Given information:
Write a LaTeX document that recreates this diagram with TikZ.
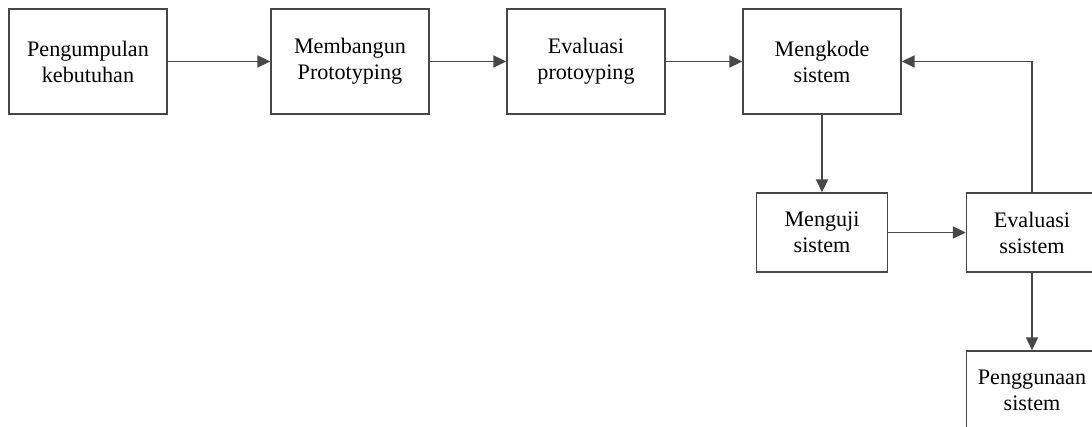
\documentclass[tikz,border=0pt]{standalone}
\usepackage{fontspec}
\setmainfont{Liberation Serif}
\usetikzlibrary{positioning, arrows.meta}

\begin{document}
\begin{tikzpicture}[
    x=0.75pt, y=-0.75pt,
    font=\fontsize{16.6}{19.5}\selectfont,
    >={Triangle[length=9.5pt, width=9pt]},
    bigbox/.style={draw=black!72, line width=1.3pt, fill=white, align=center,
                   minimum width=118.5pt, minimum height=78.75pt, inner sep=2pt},
    smallbox/.style={draw=black!72, line width=1.3pt, fill=white, align=center,
                     minimum width=98.25pt, minimum height=59.25pt, inner sep=2pt},
    flow/.style={->, draw=black!72, line width=1.3pt},
]

% ---- Page frame (boxes on the right run past the edge) ----
\clip (0,0) rectangle (1092,427);

% ---- Top row ----
\node[bigbox] (kumpul)    at (88,61.5)  {Pengumpulan\\kebutuhan};
\node[bigbox] (bangun)    at (350,61.5) {Membangun\\Prototyping};
\node[bigbox] (evalproto) at (586,61.5) {Evaluasi\\protoyping};
\node[bigbox] (kode)      at (822,61.5) {Mengkode\\sistem};

% ---- Lower steps ----
\node[smallbox] (uji)     at (822,232.5)  {Menguji\\sistem};
\node[smallbox] (evalsis) at (1032,232.5) {Evaluasi\\ssistem};
\node[smallbox] (guna)    at (1032,390.5) {Penggunaan\\sistem};

% ---- Connectors ----
\draw[flow] (kumpul) -- (bangun);
\draw[flow] (bangun) -- (evalproto);
\draw[flow] (evalproto) -- (kode);
\draw[flow] (kode) -- (uji);
\draw[flow] (uji) -- (evalsis);
\draw[flow] (evalsis.north) |- (kode.east);
\draw[flow] (evalsis) -- (guna);

\end{tikzpicture}
\end{document}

What is being asked:
Make an exact copy of the data above, pictures excluded.

Finished task:
Write a LaTeX document that recreates this diagram with TikZ.
\documentclass[tikz,border=0pt]{standalone}
\usepackage{fontspec}
\setmainfont{Liberation Serif}
\usetikzlibrary{positioning, arrows.meta}

\begin{document}
\begin{tikzpicture}[
    x=0.75pt, y=-0.75pt,
    font=\fontsize{16.6}{19.5}\selectfont,
    >={Triangle[length=9.5pt, width=9pt]},
    bigbox/.style={draw=black!72, line width=1.3pt, fill=white, align=center,
                   minimum width=118.5pt, minimum height=78.75pt, inner sep=2pt},
    smallbox/.style={draw=black!72, line width=1.3pt, fill=white, align=center,
                     minimum width=98.25pt, minimum height=59.25pt, inner sep=2pt},
    flow/.style={->, draw=black!72, line width=1.3pt},
]

% ---- Page frame (boxes on the right run past the edge) ----
\clip (0,0) rectangle (1092,427);

% ---- Top row ----
\node[bigbox] (kumpul)    at (88,61.5)  {Pengumpulan\\kebutuhan};
\node[bigbox] (bangun)    at (350,61.5) {Membangun\\Prototyping};
\node[bigbox] (evalproto) at (586,61.5) {Evaluasi\\protoyping};
\node[bigbox] (kode)      at (822,61.5) {Mengkode\\sistem};

% ---- Lower steps ----
\node[smallbox] (uji)     at (822,232.5)  {Menguji\\sistem};
\node[smallbox] (evalsis) at (1032,232.5) {Evaluasi\\ssistem};
\node[smallbox] (guna)    at (1032,390.5) {Penggunaan\\sistem};

% ---- Connectors ----
\draw[flow] (kumpul) -- (bangun);
\draw[flow] (bangun) -- (evalproto);
\draw[flow] (evalproto) -- (kode);
\draw[flow] (kode) -- (uji);
\draw[flow] (uji) -- (evalsis);
\draw[flow] (evalsis.north) |- (kode.east);
\draw[flow] (evalsis) -- (guna);

\end{tikzpicture}
\end{document}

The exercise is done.